DATASET RECORDS =
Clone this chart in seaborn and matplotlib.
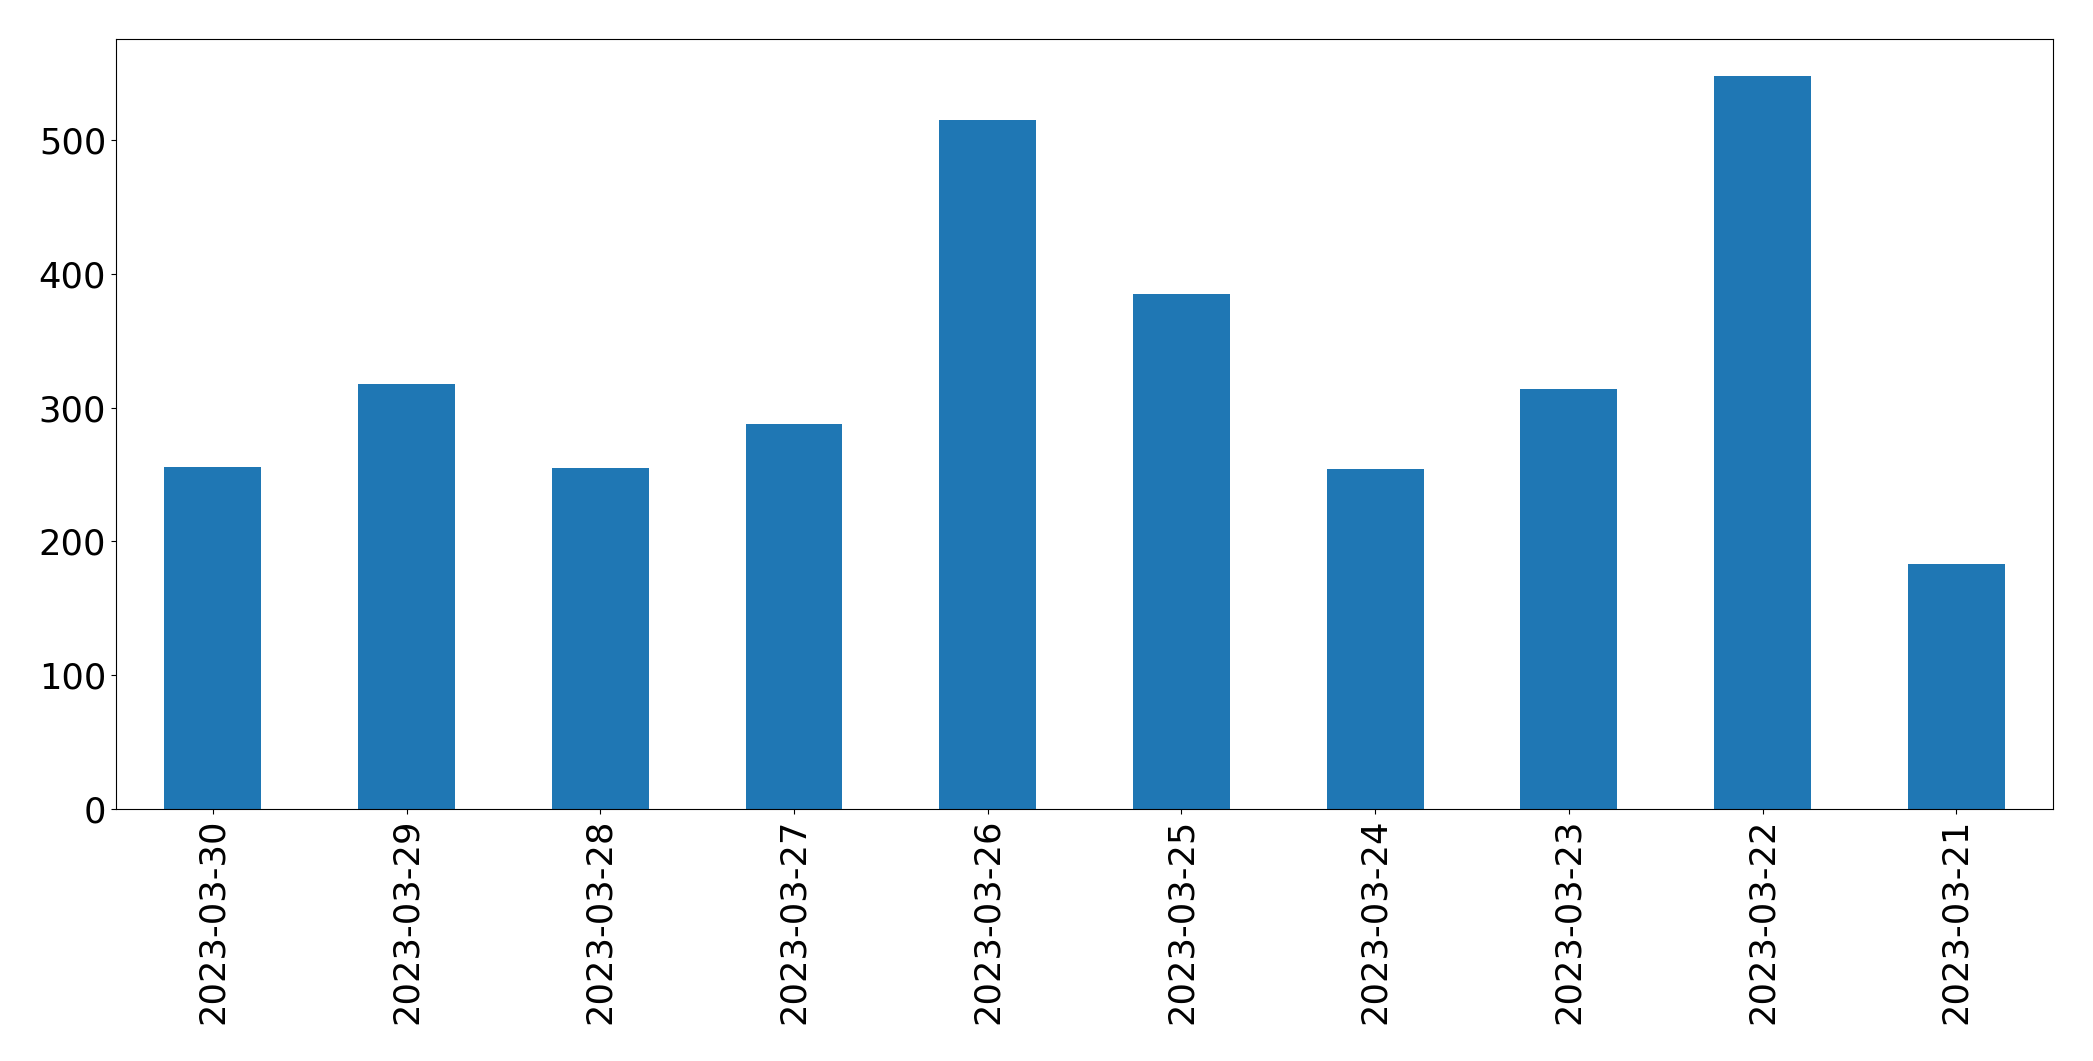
#!/usr/bin/env python3
"""Daily counts bar chart"""

import pandas as pd
import seaborn as sns
import matplotlib
matplotlib.use('Agg')
import matplotlib.pyplot as plt

DATES = ['2023-03-30', '2023-03-29', '2023-03-28', '2023-03-27', '2023-03-26',
         '2023-03-25', '2023-03-24', '2023-03-23', '2023-03-22', '2023-03-21']
COUNTS = [256, 318, 255, 288, 515, 385, 254, 314, 548, 183]

df = pd.DataFrame({'date': DATES, 'count': COUNTS})

fig, ax = plt.subplots(figsize=(20.93, 10.61), dpi=100)
sns.barplot(data=df, x='date', y='count', order=DATES, color='#1f77b4',
            saturation=1, width=0.5, linewidth=0, ax=ax)
ax.set_xlim(-0.5, len(DATES) - 0.5)
ax.set_xlabel('')
ax.set_ylabel('')
ax.tick_params(axis='both', labelsize=25.4)
ax.tick_params(axis='x', labelrotation=90)
plt.subplots_adjust(left=0.0554, right=0.981, top=0.963, bottom=0.2375)
plt.savefig('out.png')
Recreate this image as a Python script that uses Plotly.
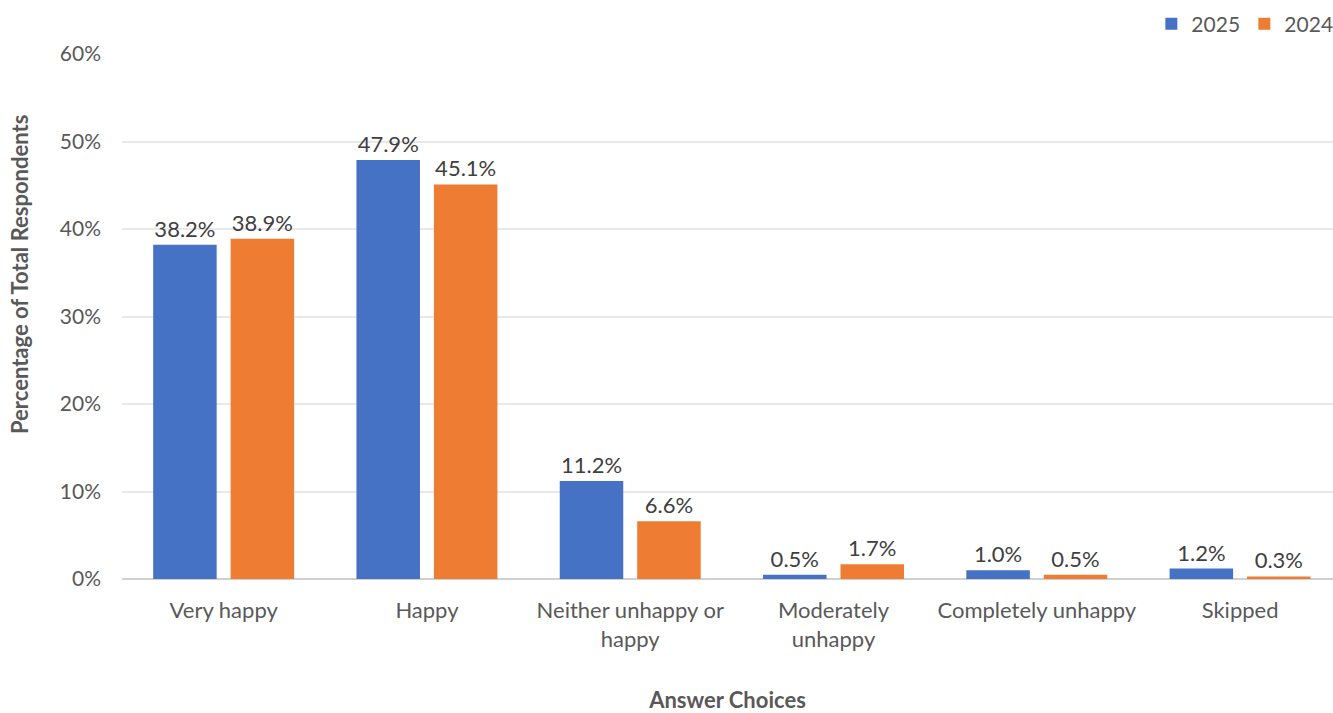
import plotly.graph_objects as go

categories = ["Very happy", "Happy", "Neither unhappy or<br>happy", "Moderately<br>unhappy",
              "Completely unhappy", "Skipped"]
values_2025 = [38.2, 47.9, 11.2, 0.5, 1.0, 1.2]
values_2024 = [38.9, 45.1, 6.6, 1.7, 0.5, 0.3]
y_ticks = [0, 10, 20, 30, 40, 50, 60]
y_tick_labels = ["0%", "10%", "20%", "30%", "40%", "50%", "60%"]

FONT = "Lato"
TEXT = "#595959"

fig = go.Figure()
fig.add_trace(go.Bar(
    name="2025", x=categories, y=values_2025,
    marker=dict(color="#4572C4", line=dict(width=0)),
    texttemplate="%{y:.1f}%", textposition="outside",
    textfont=dict(family=FONT, size=22, color="#404040"),
    cliponaxis=False,
))
fig.add_trace(go.Bar(
    name="2024", x=categories, y=values_2024,
    marker=dict(color="#EE7C32", line=dict(width=0)),
    texttemplate="%{y:.1f}%", textposition="outside",
    textfont=dict(family=FONT, size=22, color="#404040"),
    cliponaxis=False,
))

# vertical axis title, placed slightly above the plot's centre line
fig.add_annotation(
    text="<b>Percentage of Total Respondents</b>", textangle=-90,
    xref="paper", yref="paper", x=0, y=0.58, xshift=-118,
    showarrow=False, font=dict(family=FONT, size=22, color=TEXT),
)

fig.update_layout(
    width=1333, height=713,
    margin=dict(l=122, r=0, t=54, b=134, autoexpand=False),
    paper_bgcolor="white", plot_bgcolor="white",
    barmode="group", bargap=0.238, bargroupgap=0.18,
    font=dict(family=FONT, size=22, color=TEXT),
    showlegend=True,
    legend=dict(orientation="h", x=0.85, xanchor="left", y=0.995, yanchor="top",
                yref="container", font=dict(family=FONT, size=21, color=TEXT),
                itemwidth=30, entrywidth=48, entrywidthmode="pixels",
                traceorder="normal"),
    xaxis=dict(
        range=[-0.5, 5.457],
        showgrid=False, showline=False, zeroline=False,
        ticks="", ticklabelstandoff=16, automargin=False,
        tickfont=dict(family=FONT, size=22, color=TEXT),
        title=dict(text="<b>Answer Choices</b>", standoff=50,
                   font=dict(family=FONT, size=22, color=TEXT)),
    ),
    yaxis=dict(
        range=[0, 60], tickvals=y_ticks, ticktext=y_tick_labels,
        showgrid=True, gridcolor="#E9E9E9", gridwidth=1.5,
        zeroline=True, zerolinecolor="#D0D0D0", zerolinewidth=2,
        showline=False, ticks="", ticklabelstandoff=20, automargin=False,
        tickfont=dict(family=FONT, size=21, color=TEXT),
    ),
)

fig.write_html("out.html")
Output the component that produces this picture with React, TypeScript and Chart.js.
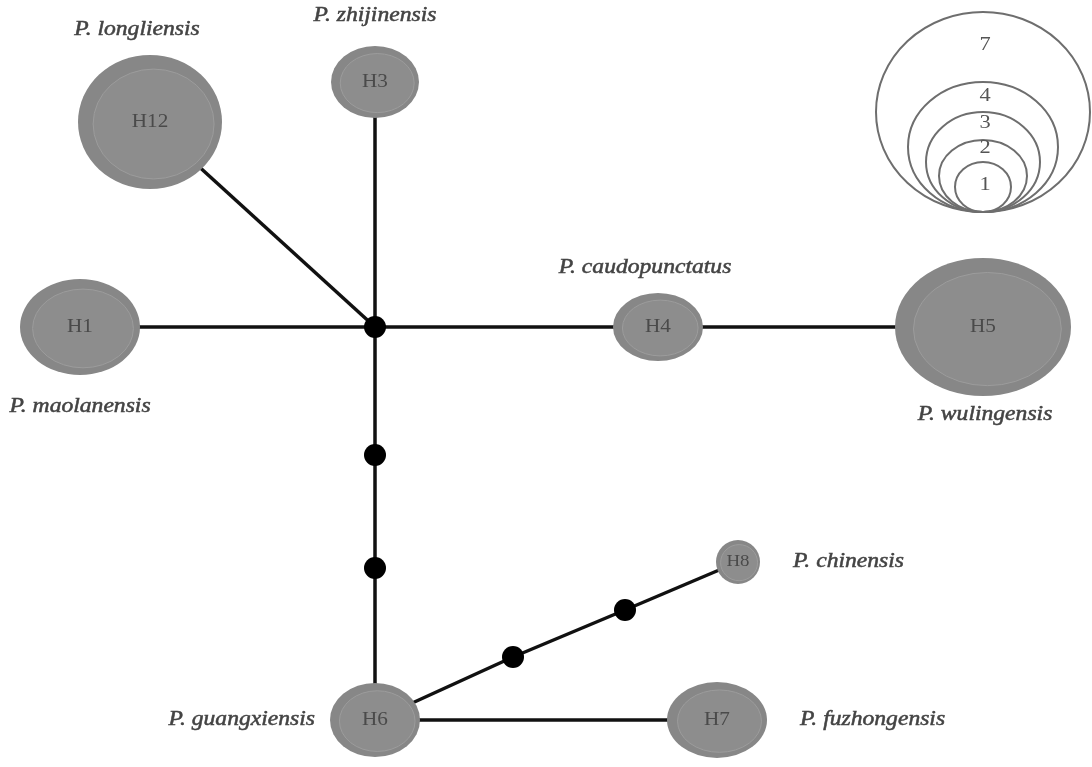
import React, { useEffect, useRef } from "react";
import { Chart, registerables } from "chart.js";

Chart.register(...registerables);

// Haplotype nodes
const nodeNames = ["H1", "H3", "H4", "H5", "H6", "H7", "H8", "H12"];
const nodeX = [80, 375, 658, 983, 375, 717, 738, 150];
const nodeY = [327, 82, 327, 327, 720, 720, 562, 122];
const nodeRX = [60, 44, 45, 88, 45, 50, 22, 72];
const nodeRY = [48, 36, 34, 69, 37, 38, 22, 67];

// Median vectors / mutation steps
const junctionX = [375, 375, 375, 513, 625];
const junctionY = [327, 455, 568, 657, 610];

// Edges between points (node names or junction ids J0..J4)
const edgeFrom = ["H12", "H3", "H1", "J0", "H4", "J0", "J1", "J2", "H6", "J3", "J4", "H6"];
const edgeTo = ["J0", "J0", "J0", "H4", "H5", "J1", "J2", "H6", "J3", "J4", "H8", "H7"];

// Species labels
const speciesNames = [
  "P. longliensis",
  "P. zhijinensis",
  "P. maolanensis",
  "P. caudopunctatus",
  "P. wulingensis",
  "P. chinensis",
  "P. guangxiensis",
  "P. fuzhongensis",
];
const speciesX = [137, 375, 80, 645, 985, 793, 315, 800];
const speciesY = [30, 16, 407, 268, 415, 562, 720, 720];
const speciesAlign = ["center", "center", "center", "center", "center", "left", "right", "left"];

// Size legend
const legendCounts = ["7", "4", "3", "2", "1"];
const legendRX = [107, 75, 57, 44, 28];
const legendRY = [100, 65, 50, 36, 25];
const legendCX = 983;
const legendBottom = 212;
const legendLabelY = [45, 96, 123, 148, 185];

const STRETCH = 1.18;

function pointOf(id: string): { x: number; y: number } {
  if (id.startsWith("J")) {
    const i = parseInt(id.slice(1), 10);
    return { x: junctionX[i], y: junctionY[i] };
  }
  const i = nodeNames.indexOf(id);
  return { x: nodeX[i], y: nodeY[i] };
}

function stretchedText(
  ctx: CanvasRenderingContext2D,
  text: string,
  x: number,
  y: number,
  align: CanvasTextAlign,
  strokeW = 0
) {
  ctx.save();
  ctx.translate(x, y);
  ctx.scale(STRETCH, 1);
  ctx.textAlign = align;
  ctx.fillText(text, 0, 0);
  if (strokeW > 0) {
    ctx.lineWidth = strokeW;
    ctx.strokeStyle = ctx.fillStyle as string;
    ctx.strokeText(text, 0, 0);
  }
  ctx.restore();
}

const networkPlugin = {
  id: "networkPlugin",
  afterDatasetsDraw(chart: any) {
    const ctx = chart.ctx as CanvasRenderingContext2D;
    const xs = chart.scales.x;
    const ys = chart.scales.y;
    const px = (v: number) => xs.getPixelForValue(v);
    const py = (v: number) => ys.getPixelForValue(v);
    const dx = (x: number, r: number) => Math.abs(px(x + r) - px(x));
    const dy = (y: number, r: number) => Math.abs(py(y + r) - py(y));

    ctx.save();
    // nodes
    for (let i = 0; i < nodeNames.length; i++) {
      const cx = px(nodeX[i]);
      const cy = py(nodeY[i]);
      const rx = dx(nodeX[i], nodeRX[i]);
      const ry = dy(nodeY[i], nodeRY[i]);
      ctx.beginPath();
      ctx.ellipse(cx, cy, rx, ry, 0, 0, Math.PI * 2);
      ctx.fillStyle = "#878787";
      ctx.fill();
      ctx.beginPath();
      ctx.ellipse(cx + rx * 0.05, cy + ry * 0.03, rx * 0.84, ry * 0.82, 0, 0, Math.PI * 2);
      ctx.fillStyle = "#8d8d8d";
      ctx.fill();
      ctx.lineWidth = 1;
      ctx.strokeStyle = "#9c9c9c";
      ctx.stroke();
      ctx.fillStyle = "#4a4a4a";
      ctx.font = `${nodeRY[i] < 25 ? 16 : 18}px "Liberation Serif", serif`;
      ctx.textBaseline = "middle";
      stretchedText(ctx, nodeNames[i], cx, cy, "center");
    }

    // species labels
    ctx.font = 'italic 20px "Liberation Serif", serif';
    ctx.fillStyle = "#444444";
    ctx.textBaseline = "middle";
    for (let i = 0; i < speciesNames.length; i++) {
      stretchedText(ctx, speciesNames[i], px(speciesX[i]), py(speciesY[i]), speciesAlign[i] as CanvasTextAlign, 0.5);
    }

    // size legend
    ctx.strokeStyle = "#6e6e6e";
    ctx.lineWidth = 2;
    for (let i = 0; i < legendCounts.length; i++) {
      const cyv = legendBottom - legendRY[i];
      ctx.beginPath();
      ctx.ellipse(px(legendCX), py(cyv), dx(legendCX, legendRX[i]), dy(cyv, legendRY[i]), 0, 0, Math.PI * 2);
      ctx.stroke();
    }
    ctx.font = '19px "Liberation Serif", serif';
    ctx.fillStyle = "#555555";
    ctx.textBaseline = "middle";
    for (let i = 0; i < legendCounts.length; i++) {
      stretchedText(ctx, legendCounts[i], px(legendCX + 2), py(legendLabelY[i]), "center");
    }
    ctx.restore();
  },
};

export default function App() {
  const canvasRef = useRef<HTMLCanvasElement | null>(null);

  useEffect(() => {
    if (!canvasRef.current) return;
    const datasets: any[] = edgeFrom.map((f, i) => {
      const a = pointOf(f);
      const b = pointOf(edgeTo[i]);
      return {
        type: "scatter",
        label: `${f}-${edgeTo[i]}`,
        data: [a, b],
        showLine: true,
        borderColor: "#111111",
        borderWidth: 3.5,
        pointRadius: 0,
        order: 2,
      };
    });
    datasets.push({
      type: "scatter",
      label: "median vectors",
      data: junctionX.map((x, i) => ({ x, y: junctionY[i] })),
      pointRadius: 11,
      pointBackgroundColor: "#000000",
      pointBorderWidth: 0,
      showLine: false,
      order: 1,
    });

    const chart = new Chart(canvasRef.current, {
      type: "scatter",
      data: { datasets },
      options: {
        animation: false,
        responsive: true,
        maintainAspectRatio: false,
        layout: { padding: 0, autoPadding: false },
        plugins: { legend: { display: false }, tooltip: { enabled: false } },
        scales: {
          x: { type: "linear", min: 0, max: 1092, display: false },
          y: { type: "linear", min: 0, max: 767, reverse: true, display: false },
        },
      },
      plugins: [networkPlugin],
    });
    return () => chart.destroy();
  }, []);

  return (
    <div style={{ position: "absolute", left: 0, top: 0, width: 1092, height: 767, background: "#ffffff" }}>
      <canvas ref={canvasRef} />
    </div>
  );
}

WRITTEN PROBLEM = In the listing above, find the line containing "Output the component" and the line containing "Chart.register(...registerables);", then return both of them and every line between, exactly, without pictures.

RESPONSE BELOW =
Output the component that produces this picture with React, TypeScript and Chart.js.
import React, { useEffect, useRef } from "react";
import { Chart, registerables } from "chart.js";

Chart.register(...registerables);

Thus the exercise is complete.